I left my indifferent partner for a much younger woman with emotional problems. Our relationship was super intense. We had a little sex but sex was not the point. We just spent time together and held each other. M has physical and emotional pain and puts herself down constantly. All I wanted was to hear and affirm her. We connected instantly and more deeply than I’ve ever felt. I knew I couldn’t help her or “save” her. She just needed love and I needed to give it to her.

I’m manic depressive and have given myself a hard life (I’m on meds now, so it’s better, kind of). Loving M made my pain worth something.

My partner had a change of heart. She begged me to come back and demonstrated what seemed, and has proven to be, genuine love. I’d known M only a week or so and got scared, so I went back. It just about killed me.

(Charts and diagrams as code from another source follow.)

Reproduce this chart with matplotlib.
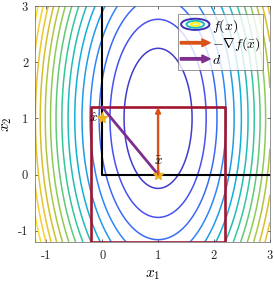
import numpy as np
import matplotlib
matplotlib.use("Agg")
import matplotlib.pyplot as plt
from matplotlib.colors import LinearSegmentedColormap
from matplotlib.patches import Ellipse, FancyArrow
from matplotlib.legend_handler import HandlerBase
from matplotlib.lines import Line2D

plt.rcParams["mathtext.fontset"] = "cm"
plt.rcParams["font.family"] = "serif"
plt.rcParams["font.serif"] = ["cmr10", "DejaVu Serif"]
plt.rcParams["axes.unicode_minus"] = False
plt.rcParams["font.size"] = 8

# objective: ellipses centred at (1, 1), stretched along x2
center = (1.0, 1.0)
y_stretch = 4.2
level_step = 0.37
n_levels = 16

xlim = (-1.2, 3.0)
ylim = (-1.2, 3.0)
ticks = [-1, 0, 1, 2, 3]
tick_labels = ["-1", "0", "1", "2", "3"]

xbar = (1.0, 0.0)
xhat = (0.0, 1.0)
grad_end = (1.0, 1.2)
d_end = (0.0, 1.2)
box_x = [-0.2, 2.2, 2.2, -0.2, -0.2]
box_y = [-1.2, -1.2, 1.2, 1.2, -1.2]
feasible_x = [3.0, 0.0, 0.0]
feasible_y = [0.0, 0.0, 3.0]

ORANGE = "#D95319"
PURPLE = "#7E2F8E"
BOXRED = "#A2142F"
GOLD = "#EDB120"

parula = LinearSegmentedColormap.from_list("parula", [
    (0.000, (0.2422, 0.1504, 0.6603)),
    (0.125, (0.2810, 0.3228, 0.9578)),
    (0.250, (0.1786, 0.5289, 0.9682)),
    (0.375, (0.0689, 0.6948, 0.8394)),
    (0.500, (0.2161, 0.7843, 0.5923)),
    (0.625, (0.5709, 0.7970, 0.3227)),
    (0.750, (0.8634, 0.7406, 0.1596)),
    (0.875, (0.9892, 0.8136, 0.1885)),
    (1.000, (0.9763, 0.9831, 0.0538)),
])


class ContourHandler(HandlerBase):
    def create_artists(self, legend, orig_handle, xdescent, ydescent,
                       width, height, fontsize, trans):
        cx = width / 2 - xdescent
        cy = height / 2 - ydescent
        out = []
        for s, c in [(1.0, parula(0.02)), (0.62, parula(0.42)), (0.3, parula(0.98))]:
            out.append(Ellipse((cx, cy), width * 0.95 * s, height * 1.15 * s,
                               fill=False, edgecolor=c, lw=1.4, transform=trans))
        return out


class ArrowHandler(HandlerBase):
    def __init__(self, color):
        super().__init__()
        self.color = color

    def create_artists(self, legend, orig_handle, xdescent, ydescent,
                       width, height, fontsize, trans):
        y = height / 2 - ydescent
        arr = FancyArrow(-xdescent, y, width, 0, width=height * 0.25,
                         head_width=height * 0.8, head_length=height * 0.85,
                         length_includes_head=True, color=self.color,
                         transform=trans)
        return [arr]


fig = plt.figure(figsize=(2.74, 2.85), dpi=100)
ax = fig.add_axes([0.128, 0.151, 0.857, 0.828])

x1 = np.linspace(xlim[0], xlim[1], 400)
x2 = np.linspace(ylim[0], ylim[1], 400)
X, Y = np.meshgrid(x1, x2)
Z = (X - center[0]) ** 2 + (Y - center[1]) ** 2 / y_stretch
levels = level_step * np.arange(1, n_levels + 1)
ax.contour(X, Y, Z, levels=levels, cmap=parula, vmin=0, vmax=Z.max(),
           linewidths=1.1)

ax.plot(feasible_x, feasible_y, color="k", lw=1.5)
ax.plot(box_x, box_y, color=BOXRED, lw=1.9)
ax.annotate("", xy=grad_end, xytext=xbar,
            arrowprops=dict(arrowstyle="-|>", color=ORANGE, lw=1.7,
                            mutation_scale=7, shrinkA=0, shrinkB=0))
ax.plot([xbar[0], d_end[0]], [xbar[1], d_end[1]], color=PURPLE, lw=2)
ax.plot(*xbar, marker="*", ms=8, color=GOLD, mec=GOLD)
ax.plot(*xhat, marker="*", ms=8, color=GOLD, mec=GOLD)
ax.text(xhat[0] - 0.08, xhat[1], r"$\hat{x}$", ha="right", va="center", fontsize=9.5)
ax.text(xbar[0], xbar[1] + 0.12, r"$\bar{x}$", ha="center", va="bottom", fontsize=9.5)

ax.set_xlim(*xlim)
ax.set_ylim(*ylim)
ax.set_xticks(ticks)
ax.set_xticklabels(tick_labels)
ax.set_yticks(ticks)
ax.set_yticklabels(tick_labels)
ax.tick_params(direction="in", length=2.5, width=0.5, top=True, right=True,
               labelsize=9, colors="0.15")
ax.tick_params(axis="x", pad=6)
ax.tick_params(axis="y", pad=5)
for sp in ax.spines.values():
    sp.set_linewidth(0.5)
    sp.set_color("0.4")
ax.set_xlabel(r"$x_1$", fontsize=11, labelpad=4)
ax.set_ylabel(r"$x_2$", fontsize=11, labelpad=3)

h_f = Line2D([], [])
h_g = Line2D([], [])
h_d = Line2D([], [])
leg = ax.legend([h_f, h_g, h_d],
                [r"$f(x)$", r"$-\nabla f(\bar{x})$", r"$d$"],
                handler_map={h_f: ContourHandler(), h_g: ArrowHandler(ORANGE),
                             h_d: ArrowHandler(PURPLE)},
                loc="upper right", bbox_to_anchor=(0.97, 0.966),
                fontsize=10, handlelength=2.15, handletextpad=0.1,
                borderpad=0.2, labelspacing=0.05, borderaxespad=0.0,
                fancybox=False, framealpha=0.8, edgecolor="0.4")
leg.get_frame().set_linewidth(0.6)

fig.savefig("out.png", dpi=100)
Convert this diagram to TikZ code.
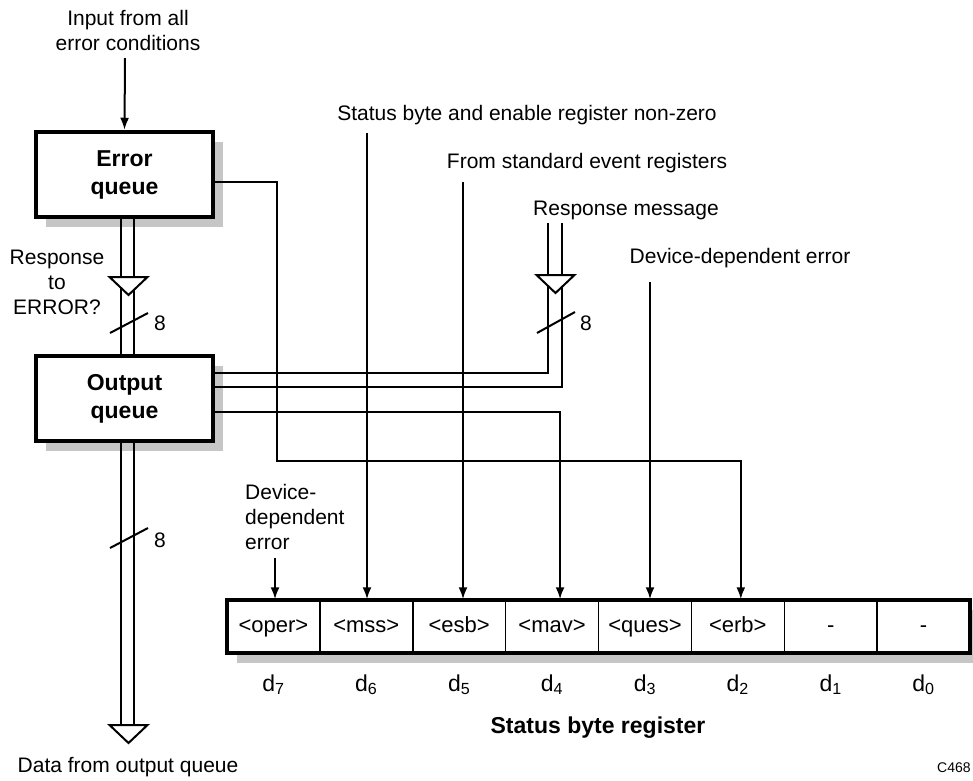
\documentclass[tikz,border=0pt]{standalone}
\usepackage{fontspec}
\setmainfont{Liberation Sans}
\usetikzlibrary{arrows.meta,shadows}

\begin{document}
\begin{tikzpicture}[x=1pt,y=-1pt,
  lbl/.style={font=\fontsize{21}{25}\selectfont, inner sep=0pt, align=center},
  qbox/.style={draw, line width=4.5pt, fill=white, minimum width=177pt, minimum height=85pt,
    align=center, font=\fontsize{23}{28}\selectfont\bfseries,
    drop shadow={shadow xshift=10pt, shadow yshift=-10pt, fill=gray!45, opacity=1}},
  regbox/.style={draw, line width=4pt, fill=white, minimum width=743pt, minimum height=53pt, inner sep=0pt,
    drop shadow={shadow xshift=10pt, shadow yshift=-10pt, fill=gray!45, opacity=1}},
  cell/.style={draw, line width=1.5pt, minimum width=92.875pt, minimum height=53pt, inner sep=0pt,
    text height=16pt, text depth=5pt, font=\fontsize{22}{26}\selectfont},
  dlbl/.style={font=\fontsize{23}{26}\selectfont, inner sep=0pt, text height=17pt, text depth=5pt},
  wire/.style={line width=2pt},
  arr/.style={wire, -{Latex[length=12pt,width=9pt]}},
  bus/.style={line width=2pt},
  tri/.style={line width=2pt, fill=white, line join=miter},
]
\useasboundingbox (0,0) rectangle (973,780);

% queues
\node[qbox] (eq) at (124.5,174.5) {Error\\queue};
\node[qbox] (oq) at (124.5,398.5) {Output\\queue};

% status byte register
\node[regbox] (reg) at (598.5,626.5) {};
\node[cell] (c7) at (273.44,626.5) {<oper>};
\node[cell] (c6) at (366.31,626.5) {<mss>};
\node[cell] (c5) at (459.19,626.5) {<esb>};
\node[cell] (c4) at (552.06,626.5) {<mav>};
\node[cell] (c3) at (644.94,626.5) {<ques>};
\node[cell] (c2) at (737.81,626.5) {<erb>};
\node[cell] (c1) at (830.69,626.5) {-};
\node[cell] (c0) at (923.56,626.5) {-};

\node[dlbl] (d7) at (c7.center |- 0,685) {d\textsubscript{7}};
\node[dlbl] (d6) at (c6.center |- 0,685) {d\textsubscript{6}};
\node[dlbl] (d5) at (c5.center |- 0,685) {d\textsubscript{5}};
\node[dlbl] (d4) at (c4.center |- 0,685) {d\textsubscript{4}};
\node[dlbl] (d3) at (c3.center |- 0,685) {d\textsubscript{3}};
\node[dlbl] (d2) at (c2.center |- 0,685) {d\textsubscript{2}};
\node[dlbl] (d1) at (c1.center |- 0,685) {d\textsubscript{1}};
\node[dlbl] (d0) at (c0.center |- 0,685) {d\textsubscript{0}};
\node[dlbl, font=\fontsize{23}{26}\selectfont\bfseries] (sbr) at (598,727) {Status byte register};

% labels
\node[lbl] (inp) at (128,30) {Input from all\\error conditions};
\node[lbl] (rte) at (57,282) {Response\\to\\ERROR?};
\node[lbl] (sbl) at (527,115) {Status byte and enable register non-zero};
\node[lbl] (fse) at (587,163) {From standard event registers};
\node[lbl] (rml) at (626,210) {Response message};
\node[lbl] (dde) at (740,258) {Device-dependent error};
\node[lbl, align=left, anchor=west] (ddl) at (245,517) {Device-\\dependent\\error};
\node[lbl] (dfo) at (128,767) {Data from output queue};
\node[lbl, anchor=west, font=\fontsize{14}{16}\selectfont] (code) at (937,768) {C468};
\node[lbl] (n8a) at (160,323) {8};
\node[lbl] (n8b) at (586,323) {8};
\node[lbl] (n8c) at (160,540) {8};

% input arrow
\coordinate (inA) at (125,58);
\draw[arr] (inA) -- (eq.north);

% bus between queues
\draw[bus] ([xshift=-3.5pt]eq.south) -- ([xshift=-3.5pt]oq.north);
\draw[bus] ([xshift=9.5pt]eq.south) -- ([xshift=9.5pt]oq.north);
\coordinate (t1) at (128.5,277);
\draw[tri] (t1) ++(-19,0) -- ++(38,0) -- ++(-19,18) -- cycle;
\draw[wire] (110,333) -- (148,313);

% bus below output queue
\coordinate (t3) at (128.5,725);
\draw[bus] ([xshift=-3.5pt]oq.south) -- ([xshift=-3.5pt]oq.south |- t3);
\draw[bus] ([xshift=9.5pt]oq.south) -- ([xshift=9.5pt]oq.south |- t3);
\draw[tri] (t3) ++(-19,0) -- ++(38,0) -- ++(-19,18) -- cycle;
\draw[wire] (110,548) -- (148,528);

% response message bus into output queue
\coordinate (rmL) at (548,223);
\coordinate (rmR) at (562,223);
\draw[wire] (rmL) |- (oq.east |- 0,373);
\draw[wire] (rmR) |- (oq.east |- 0,387);
\coordinate (t2) at (555.5,275);
\draw[tri] (t2) ++(-19,0) -- ++(38,0) -- ++(-19,18) -- cycle;
\draw[wire] (537,333) -- (575,312);

% output queue to mav
\draw[arr] (oq.east |- 0,412) -| ([xshift=8pt]c4.north);

% error queue to erb
\draw[arr] (eq.east |- 0,182) -| (277,461) -| ([xshift=3pt]c2.north);

% status byte / enable non-zero to mss
\coordinate (mssT) at (367,133);
\draw[arr] (mssT) -- (mssT |- c6.north);

% standard event registers to esb
\coordinate (esbT) at (463,182);
\draw[arr] (esbT) -- (esbT |- c5.north);

% device-dependent error to ques
\coordinate (quesT) at (650,282);
\draw[arr] (quesT) -- (quesT |- c3.north);

% device-dependent error to oper
\coordinate (operT) at (275,558);
\draw[arr] (operT) -- (operT |- c7.north);
\end{tikzpicture}
\end{document}
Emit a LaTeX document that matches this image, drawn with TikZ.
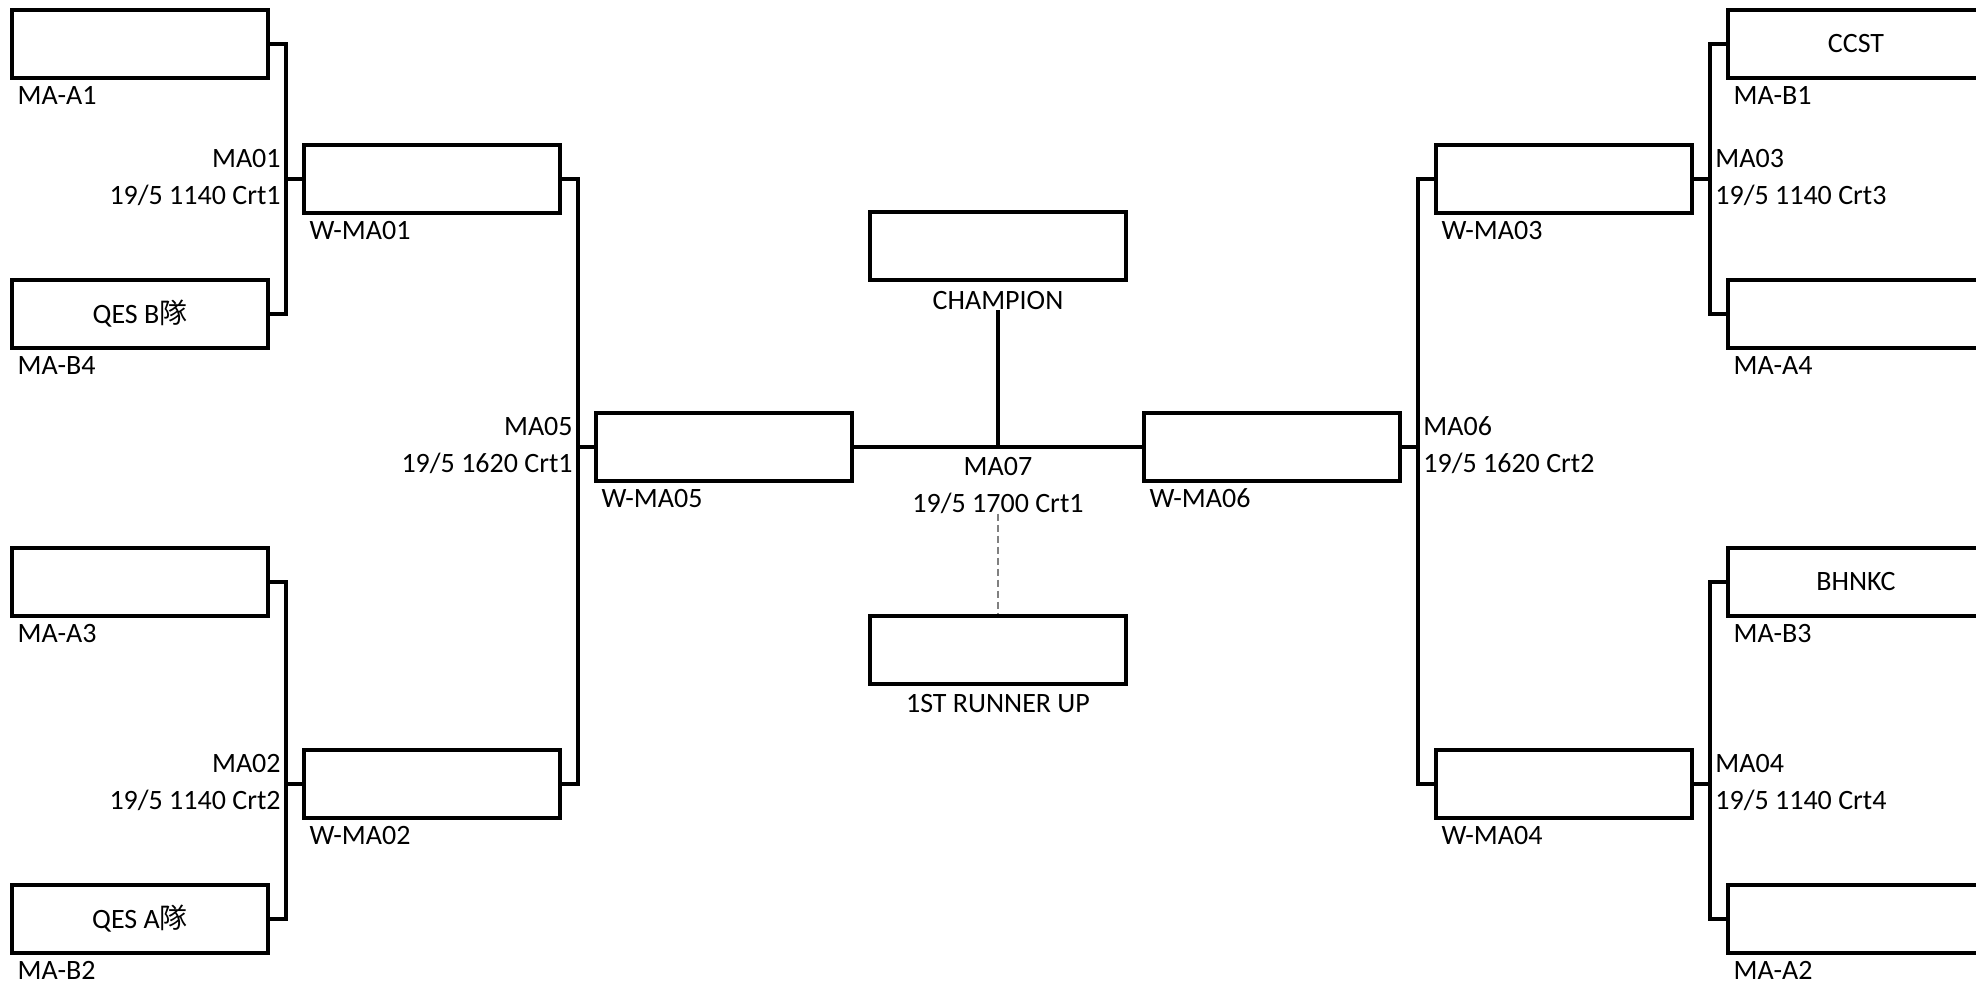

Then followed months of torturing and lying to myself, lying to my partner, jerking M around, and jerking my partner around. This past summer, I finally committed for real to rebuilding with my partner. I do the work: I pay attention. I look for ways to make her happy and show her love. I give affection and make sex enjoyable for her. Problem is, it’s skinny love. My heart belongs to M.

M told me all the way back in March she wouldn’t try again. But she didn’t say she doesn’t love me, only that she thinks it won’t work. I suspect she’s stuck with the same thing I’ve got: love she can’t do anything with.

I don’t look at pictures of her or read our texts, but I see her face and hear her voice all the time. I write out my feelings and try to let go of her, but I can’t say goodbye.

I read things about how to fall in love again with your wife. But you have to want to, and I don’t. I want M and I can’t even begin to see how that could change.

This has never happened to me. I have strong feelings, but when it’s over, I let go. It takes a while, but I get over it. Not this time.

Is it right to keep trying and let my partner believe I love her more than I do? Am I sacrificing or just lying? Do I just live the rest of my life with this hole in my heart?